If the crack has reached the edge of the glass, sits in the driver’s view, or runs across a sensor area, repair may not be possible. Replacement can be the safer fix. Paying a glass excess can still be cheaper than buying a screen yourself, mainly on cars with heated glass, rain sensors, lane cameras, or heads-up display glass.

MoneyHelper says windscreen protection may not affect no-claims bonus when it is included in the policy. The wording uses “may” for a reason: your insurer gets the last word through the contract you bought.

Questions To Ask Before You Claim

Before you book, call or message the insurer and ask direct questions. Keep the answers in writing if you can. That short record can save hassle at renewal.

  • Will this glass claim reduce my no-claims discount?
  • Will it show on my claims history?
  • What excess applies for repair and replacement?
  • Do I need an approved repairer?
  • Will camera calibration be included?
Choice Better When Watch For
Claim through insurance The glass cost is far above the excess Renewal rating and supplier limits
Pay yourself The repair is cheap and you dislike claim records No insurer help if the crack spreads
Repair the chip early The chip is small and repairable Delay can turn a cheap fix into replacement
Replace the screen The crack affects safe driving or sensors Calibration cost and wait time
Use an approved fitter Your policy gives full protection only through its network Appointment availability and glass type

When Paying Yourself Makes Sense

Paying yourself can work when the chip repair is low-cost and you want to avoid any claims entry. Some drivers choose this route for a tiny repair because the price is close to the excess.
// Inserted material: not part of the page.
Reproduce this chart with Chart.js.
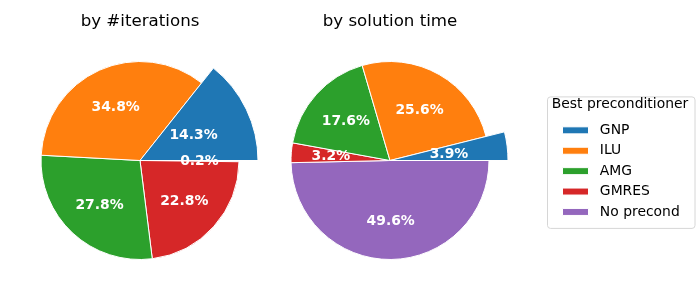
<!DOCTYPE html>
<html><head><meta charset="utf-8">
<script src="https://cdn.jsdelivr.net/npm/chart.js@4"></script>
<style>
html,body{margin:0;padding:0;background:#fff;}
#wrap{position:relative;width:700px;height:300px;overflow:hidden;background:#fff;}
canvas{position:absolute;top:0;}
#c1{left:0;}
#c2{left:200px;}
</style></head><body>
<div id="wrap">
<canvas id="c1" width="280" height="300"></canvas>
<canvas id="c2" width="500" height="300"></canvas>
</div>
<script>
const categories = ['GNP', 'ILU', 'AMG', 'GMRES', 'No precond'];
const iterationShares = [14.3, 34.8, 27.8, 22.8, 0.2];
const timeShares = [3.9, 25.6, 17.6, 3.2, 49.6];
const colors = ['#1f77b4', '#ff7f0e', '#2ca02c', '#d62728', '#9467bd'];
const chartTitles = ['by #iterations', 'by solution time'];
const legendTitle = 'Best preconditioner';

const FONT = "'DejaVu Sans', 'Liberation Sans', sans-serif";
const R = 99, EXPLODED_R = 118, PCT_DIST = 0.6;
Chart.defaults.font.family = FONT;
Chart.defaults.color = '#000';

const rev = a => a.slice().reverse();

const explodePlugin = {
  id: 'explode',
  afterDatasetsUpdate(chart) {
    const meta = chart.getDatasetMeta(0);
    const n = meta.data.length;
    if (n) meta.data[n - 1].outerRadius = EXPLODED_R; // first category (drawn last)
  }
};

const pctPlugin = {
  id: 'pct',
  afterDatasetsDraw(chart) {
    const ctx = chart.ctx;
    const ds = chart.data.datasets[0];
    const total = ds.data.reduce((a, b) => a + b, 0);
    const meta = chart.getDatasetMeta(0);
    ctx.save();
    ctx.font = 'bold 13.9px ' + FONT;
    ctx.fillStyle = '#fff';
    ctx.textAlign = 'center';
    ctx.textBaseline = 'middle';
    meta.data.forEach((el, i) => {
      const mid = (el.startAngle + el.endAngle) / 2;
      const x = el.x + Math.cos(mid) * R * PCT_DIST;
      const y = el.y + Math.sin(mid) * R * PCT_DIST;
      ctx.fillText((ds.data[i] / total * 100).toFixed(1) + '%', x, y + 1);
    });
    ctx.restore();
  }
};

const framePlugin = {
  id: 'frame',
  beforeDraw(chart) {
    const lg = chart.legend;
    if (!lg || !lg.options.display || !lg.legendHitBoxes || !lg.legendHitBoxes.length) return;
    const hb = lg.legendHitBoxes;
    const left = lg.left - 9, right = left + 147.5;
    const top = hb[0].top - 27, bottom = hb[hb.length - 1].top + hb[hb.length - 1].height + 9;
    const ctx = chart.ctx;
    ctx.save();
    ctx.beginPath();
    ctx.roundRect(left + 0.5, top + 0.5, right - left, bottom - top, 3);
    ctx.fillStyle = 'rgba(255,255,255,0.8)';
    ctx.fill();
    ctx.strokeStyle = '#d6d6d6';
    ctx.lineWidth = 1;
    ctx.stroke();
    ctx.restore();
  }
};

function pieConfig(values, title, withLegend, padding) {
  return {
    type: 'pie',
    data: {
      labels: rev(categories),
      datasets: [{
        data: rev(values),
        backgroundColor: rev(colors),
        borderColor: '#ffffff',
        borderWidth: 1,
        clip: false
      }]
    },
    options: {
      responsive: false,
      animation: false,
      rotation: 90,
      radius: R,
      layout: { padding: padding },
      plugins: {
        tooltip: { enabled: false },
        title: {
          display: true,
          text: title,
          fullSize: false,
          color: '#000',
          font: { size: 16.67, weight: 'normal', family: FONT, lineHeight: 1.2 },
          padding: { top: 12, bottom: 8 }
        },
        legend: {
          display: withLegend,
          position: 'right',
          fullSize: false,
          reverse: true,
          title: {
            display: true,
            text: legendTitle,
            color: '#000',
            font: { size: 13.9, family: FONT, lineHeight: 1.2 },
            padding: 2.3
          },
          labels: {
            color: '#000',
            font: { size: 13.9, family: FONT },
            boxWidth: 26,
            boxHeight: 7,
            padding: 6.5,
            generateLabels(chart) {
              const items = Chart.controllers.pie.overrides.plugins.legend.labels.generateLabels(chart);
              items.forEach(it => { it.text = ' ' + it.text; });
              return items;
            }
          }
        }
      }
    },
    plugins: [explodePlugin, pctPlugin, framePlugin]
  };
}

const c1 = new Chart(document.getElementById('c1'),
  pieConfig(iterationShares, chartTitles[0], false, { top: 0, bottom: 19, left: 0, right: 0 }));

const L2 = 200, W2 = 500, LEGEND_LEFT = 556, LEGEND_W = 128, CENTER2 = 390;
const c2 = new Chart(document.getElementById('c2'),
  pieConfig(timeShares, chartTitles[1], true, {
    top: 0, bottom: 19,
    left: (2 * CENTER2 - LEGEND_LEFT) - L2,
    right: W2 - (LEGEND_LEFT - L2) - LEGEND_W
  }));
const lg = c2.legend;
const origFit = lg.fit.bind(lg);
lg.fit = function () { origFit(); this.width = LEGEND_W; };
if (typeof lg._draw === 'function') {
  lg.draw = function () { if (this.options.display) this._draw(); };
}
c2.update();
</script>
</body></html>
That choice is weaker when the screen needs replacement. Modern windscreens can include cameras, heating elements, antennas, acoustic layers, tint bands, and rain sensors. Once calibration enters the job, the bill can jump. In that case, using the policy you paid for may be the sensible move.

How To Keep Your Record Cleaner

The safest plan is to act early. A small chip can spread after frost, heat, potholes, or a door slam. Early repair costs less, takes less time, and is more likely to fall under the low-excess part of your protection.

Keep paperwork after the job:

  • The insurer’s written answer about no-claims discount.
  • The booking confirmation.
  • The invoice or receipt.
  • Calibration paperwork, if fitted safety cameras were reset.
  • Your policy page showing the glass claim wording.

At renewal, answer claims questions honestly. If the quote asks for any claims or losses, a windscreen claim may need to be listed even if it did not cut your no-claims discount. If the form separates glass claims, use that option.

Before Renewal, Read The Quote Carefully

If your no-claims discount remains the same but your price rises, do not assume the glass claim is the only reason. Renewal prices can shift because repair costs, tax, vehicle theft patterns, postcode rating, and insurer pricing have changed.

Still, it is fair to ask. Contact the insurer and ask whether the windscreen replacement affected the renewal price, while the discount stayed in place. If the answer is unclear, compare quotes elsewhere using the same claim history and the same no-claims years.

A replacement windscreen usually does not damage no-claims discount when it is claimed under proper glass protection. The smart move is to confirm the wording, use the approved repair route where needed, and keep proof. That gives you the cleanest record if questions come up later.